According to Andrew Olson, the problem is not the price of gasoline, but the value of the Dollar.
In 1980, in Portland, Oregon, I typically filled up, under these draconian conditions, for an average of $1.24 per gallon. Adjusted for inflation, this comes out to $3.18 today. (I filled up in Lodi, NJ, last weekend for $2.92, and that was the highest I’d seen it in quite awhile.) A short year later, however, 9 months after Reagan finished deregulating oil and gas, the price fell to $0.80/gallon.
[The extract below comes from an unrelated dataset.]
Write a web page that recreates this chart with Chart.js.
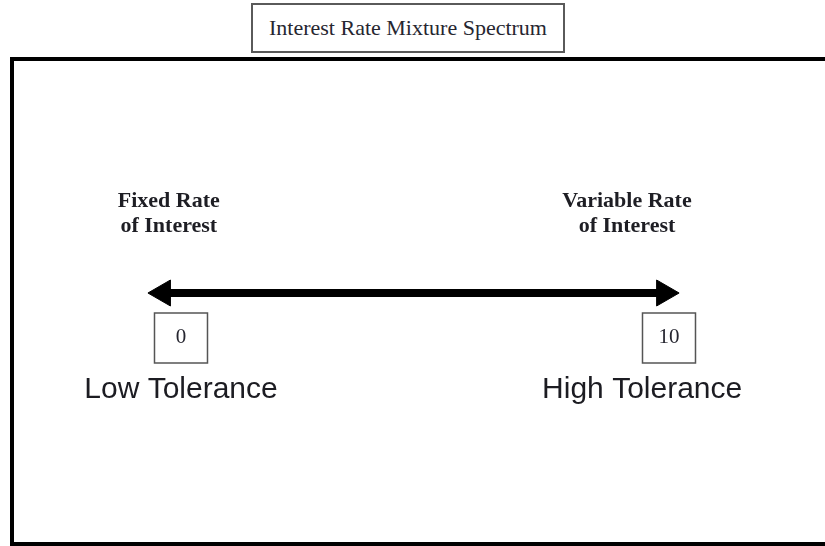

In 2001 (pre-9/11, pre-war), I could fill up near my home for $1.54/gal. Adjusted backward for inflation to 1981, that price was – you may have guessed it – $0.80. So for twenty straight years, the price (and supply) of gas was actually disgustingly stable, only subject to the effects of currency inflation.
He also notes:
The other day, I saw crude prices hit a peak of $104 a barrel. But that’s about €68. So, if by some miracle, the dollar could restrengthen itself back to par with the Euro (seems like a forlorn hope, I know), the crude price would lower itself accordingly to $68 per barrel, which would mean a savings of about $1.30 at the pump.
The price of gasoline hasn’t changed, but the value of the dollar certainly has. Funny, how no matter how much we want to blame big oil, somehow the price stays stable against a stable form of currency.